Now let’s switch it to use the C extension version of edit distance from the PyLevenshtein package, and try to use it with PiCloud.

In [32]: import Levenshtein
In [33]: def cdistances(word, comparisonWords):
 results = []
 for otherword in comparisonWords:
 results.append(Levenshtein.distance(word, otherword))
 return results
 ....:
In [38]: zip(words, cdistances(word, words))
Out[38]:
[('kitten', 0),
 ('sitten', 1),
 ('sittin', 2),
 ('sitting', 3),
 ('cat', 5),
 ('kitty', 2),
 ('smitten', 2)]

In [39]: cid = cloud.call(cdistances, word, words)
In [40]: cloud.result(cid)
ERROR: An unexpected error occurred while tokenizing input
The following traceback may be corrupted or invalid
The error message is: ('EOF in multi-line statement', (30, 0))

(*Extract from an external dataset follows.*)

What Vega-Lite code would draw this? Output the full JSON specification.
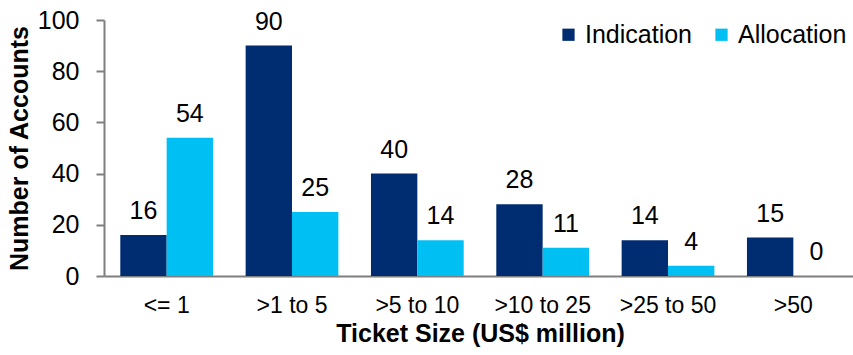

ERROR: An unexpected error occurred while tokenizing input
The following traceback may be corrupted or invalid
The error message is: ('EOF in multi-line statement', (37, 0))
---------------------------------------------------------------------------
CloudException                            Traceback (most recent call last)
CloudException: Job 14:
 Could not depickle job
Traceback (most recent call last):
 File "/root/.local/lib/python2.6/site-packages/cloudserver/workers/employee/child.py", line 202, in run
 File "/usr/local/lib/python2.6/dist-packages/cloud/serialization/cloudpickle.py", line 501, in subimport
 __import__(name)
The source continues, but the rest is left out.